Debbie is the latest high-profile equestrian to get on the helmet bandwagon. The pro-helmet movement continues to gain strength in the wake of a Florida symposium last month put together by the Riders4Helmets group formed after Courtney’s accident. It was a prelude to the U.S. Equestrian Federation’s passage of mandatory helmet rules for eventing, requiring at national competitions that everyone wear a helmet at all times on the grounds, and dressage. That rule requires everyone under 18 to wear a helmet, in both national and international competition in this country, and everyone over 18 to wear a helmet in national classes and even in Prix St. Georges, if they’re riding a horse also entered at Fourth Level.

“Because there was a groundswell coming from within the membership, we said, `Now is the time to do it,”’ USEF President David O’Connor, an Olympic eventing individual gold medalist, explained about the new rules.

He feels very strongly that “from the federation’s point of view, we will support everything we can do to make helmets…mandatory when you’re sitting on a horse at a horse show.”

In 2005, Debbie donned a helmet for a photo session for her book,

He points out, “We’re at a time in the road where the hard decision has to be made…We as a sport are still defending something that is undefendable. If you have the technology, you have to use it. We need to change the rules. It’s going to happen.”

Following passage of the dressage and eventing rules, the USEF announced it will discuss helmets for dressage riders competing in breed competitions with Arabians, Friesians, Andalusians and Morgans.

Will we ever see helmets in western riding?

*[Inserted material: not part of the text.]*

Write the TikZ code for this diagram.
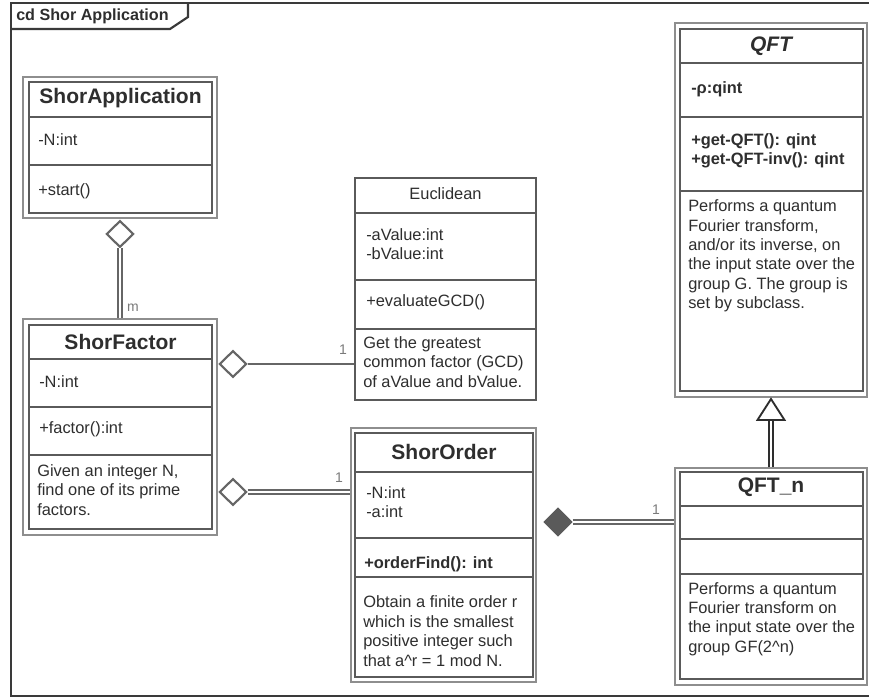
\documentclass[tikz,border=0pt]{standalone}
\usepackage{fontspec}
\setmainfont{Liberation Sans}
\usetikzlibrary{shapes.geometric,fit,calc}
\definecolor{ink}{HTML}{2E2E2E}
\definecolor{edge}{HTML}{666666}
\definecolor{rim}{HTML}{8E8E8E}
\definecolor{sepc}{HTML}{5A5A5A}
\definecolor{framec}{HTML}{3A3A3A}
\definecolor{multc}{HTML}{7A7A7A}

\begin{document}
\begin{tikzpicture}[x=0.75pt,y=-0.75pt,
  outerbox/.style={draw=rim, line width=1.1pt, inner sep=0pt, fill=white},
  innerbox/.style={draw=sepc, line width=1.1pt, inner sep=0pt},
  singlebox/.style={draw=sepc, line width=1.1pt, inner sep=0pt, fill=white},
  sepline/.style={draw=sepc, line width=1pt},
  titletext/.style={text=ink, inner sep=0pt, font=\fontsize{15.75}{18}\selectfont\bfseries},
  bodytext/.style={text=ink, inner sep=0pt, anchor=west, align=left, font=\fontsize{12.3}{14.6}\selectfont},
  boldtext/.style={bodytext, font=\fontsize{12.3}{14.6}\selectfont\bfseries},
  multtext/.style={text=multc, inner sep=0pt, font=\fontsize{10.5}{12}\selectfont},
  aggdiamond/.style={diamond, aspect=1, draw=edge, line width=1.6pt, fill=white, inner sep=0pt, minimum width=20.5pt, minimum height=20pt},
  compdiamond/.style={diamond, aspect=1, draw=sepc, line width=1pt, fill=sepc, inner sep=0pt, minimum width=21pt, minimum height=21pt},
  dblline/.style={draw=edge, line width=1.3pt, double=white, double distance=1.4pt},
  sglline/.style={draw=edge, line width=1.6pt},
]
\useasboundingbox (0,0) rectangle (869,698);

% frame and its name tab
\draw[framec, line width=1.6pt] (869,3) -- (11,3) -- (11,696) -- (869,696);
\draw[framec, line width=1.6pt] (11,29) -- (170,29) -- (188,17) -- (188,3);
\node[text=ink, inner sep=0pt, anchor=west, font=\fontsize{12.1}{14}\selectfont\bfseries] (tab) at (16,16) {cd Shor Application};

% ShorApplication
\node[outerbox, fit={(23,77) (217,218)}] (sa) {};
\node[innerbox, fit={(29,82) (212,213)}] (sa-i) {};
\draw[sepline] (sa-i.west |- 0,117) -- (sa-i.east |- 0,117);
\draw[sepline] (sa-i.west |- 0,165) -- (sa-i.east |- 0,165);
\node[titletext] (sa-t) at (120.5,98) {ShorApplication};
\node[bodytext] (sa-a) at (38,140) {-N:int};
\node[bodytext] (sa-m) at (38,191) {+start()};

% ShorFactor
\node[outerbox, fit={(23,319) (217,535)}] (sf) {};
\node[innerbox, fit={(29,325) (212,529)}] (sf-i) {};
\draw[sepline] (sf-i.west |- 0,359) -- (sf-i.east |- 0,359);
\draw[sepline] (sf-i.west |- 0,407) -- (sf-i.east |- 0,407);
\draw[sepline] (sf-i.west |- 0,455) -- (sf-i.east |- 0,455);
\node[titletext] (sf-t) at (120.5,342) {ShorFactor};
\node[bodytext] (sf-a) at (39,382) {-N:int};
\node[bodytext] (sf-m) at (39,429) {+factor():int};
\node[bodytext] (sf-d) at (37,490) {Given an integer N,\\find one of its prime\\factors.};

% Euclidean
\node[singlebox, fit={(355,178) (536,400)}] (eu) {};
\draw[sepline] (eu.west |- 0,213) -- (eu.east |- 0,213);
\draw[sepline] (eu.west |- 0,280) -- (eu.east |- 0,280);
\draw[sepline] (eu.west |- 0,329) -- (eu.east |- 0,329);
\node[text=ink, inner sep=0pt, font=\fontsize{12.3}{14.6}\selectfont] (eu-t) at (445.5,194) {Euclidean};
\node[bodytext] (eu-a) at (366,244) {-aValue:int\\-bValue:int};
\node[bodytext] (eu-m) at (366,302) {+evaluateGCD()};
\node[bodytext] (eu-d) at (363,362) {Get the greatest\\common factor (GCD)\\of aValue and bValue.};

% ShorOrder
\node[outerbox, fit={(351,428) (536,682)}] (so) {};
\node[innerbox, fit={(355,433) (533,677)}] (so-i) {};
\draw[sepline] (so-i.west |- 0,472) -- (so-i.east |- 0,472);
\draw[sepline] (so-i.west |- 0,538) -- (so-i.east |- 0,538);
\draw[sepline] (so-i.west |- 0,577) -- (so-i.east |- 0,577);
\node[titletext] (so-t) at (444,452) {ShorOrder};
\node[bodytext] (so-a) at (366,502) {-N:int\\-a:int};
\node[boldtext] (so-m) at (364,564) {+orderFind(): int};
\node[bodytext] (so-d) at (363,631) {Obtain a finite order r\\which is the smallest\\positive integer such\\that a\textasciicircum r = 1 mod N.};

% QFT
\node[outerbox, fit={(675,23) (867,397)}] (qft) {};
\node[innerbox, fit={(680,29) (863,391)}] (qft-i) {};
\draw[sepline] (qft-i.west |- 0,63) -- (qft-i.east |- 0,63);
\draw[sepline] (qft-i.west |- 0,117) -- (qft-i.east |- 0,117);
\draw[sepline] (qft-i.west |- 0,191) -- (qft-i.east |- 0,191);
\node[titletext, font=\fontsize{15.75}{18}\selectfont\bfseries\itshape] (qft-t) at (771,46) {QFT};
\node[boldtext] (qft-a) at (691,89) {-ρ:qint};
\node[boldtext] (qft-m) at (691,151) {+get-QFT(): qint\\+get-QFT-inv(): qint};
\node[bodytext] (qft-d) at (688,256) {Performs a quantum\\Fourier transform,\\and/or its inverse, on\\the input state over the\\group G. The group is\\set by subclass.};

% QFT_n
\node[outerbox, fit={(675,468) (867,685)}] (qn) {};
\node[innerbox, fit={(680,472) (863,679)}] (qn-i) {};
\draw[sepline] (qn-i.west |- 0,506) -- (qn-i.east |- 0,506);
\draw[sepline] (qn-i.west |- 0,539) -- (qn-i.east |- 0,539);
\draw[sepline] (qn-i.west |- 0,574) -- (qn-i.east |- 0,574);
\node[titletext] (qn-t) at (771,487) {QFT\_n};
\node[bodytext] (qn-d) at (688,619) {Performs a quantum\\Fourier transform on\\the input state over the\\group GF(2\textasciicircum n)};

% aggregation ShorApplication -- ShorFactor
\node[aggdiamond] (dsa) at (120,234) {};
\draw[dblline] (dsa.south) -- (dsa.south |- sf.north);
\node[multtext] (m-sa) at (133,308) {m};

% aggregation ShorFactor -- Euclidean
\node[aggdiamond] (deu) at (233,364) {};
\draw[sglline] (deu.east) -- (deu.east -| eu.west);
\node[multtext] (m-eu) at (343,350) {1};

% aggregation ShorFactor -- ShorOrder
\node[aggdiamond] (dso) at (233,492) {};
\draw[dblline] (dso.east) -- (dso.east -| so.west);
\node[multtext] (m-so) at (339,478) {1};

% composition ShorOrder -- QFT_n
\node[compdiamond] (dqn) at (558,522) {};
\draw[dblline] (dqn.east) -- (dqn.east -| qn.west);
\node[multtext] (m-qn) at (656,510) {1};

% generalization QFT_n -> QFT
\coordinate (gbase) at (771,420);
\coordinate (gtip) at (771,399);
\draw[dblline, draw=ink] (gbase |- qn.north) -- (gbase);
\draw[ink, line width=1.4pt, fill=white, line join=miter] ($(gbase)+(-13.5,0)$) -- (gtip) -- ($(gbase)+(13.5,0)$) -- cycle;
\end{tikzpicture}
\end{document}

Don’t forget that bull riders often wear helmets far less-glamorous looking than the hunter/jumper/eventing helmets.

David thinks use of helmets for skiing, snowboarding and hockey can influence equestrians who aren’t covered by protective headgear regulations at this point.

“I don’t see how we as a sport can stand outside and say, `We’re not like that.’ I think that is what will happen in the long term,” he commented, though he’s not putting a date on the moment when everyone participating in USEF shows has to wear protective headgear.

“As people get more educated about concussions, they’ll make the decision to go forward,” he believes.

“We’ve asked the breed organizations to talk about it.”

While helmets would be “a huge cultural shift” for western riders, he sees the movement in that direction starting with young people, and including everyone from that point eventually.

“It might take a little bit longer, but I can predict people will get there,” he commented.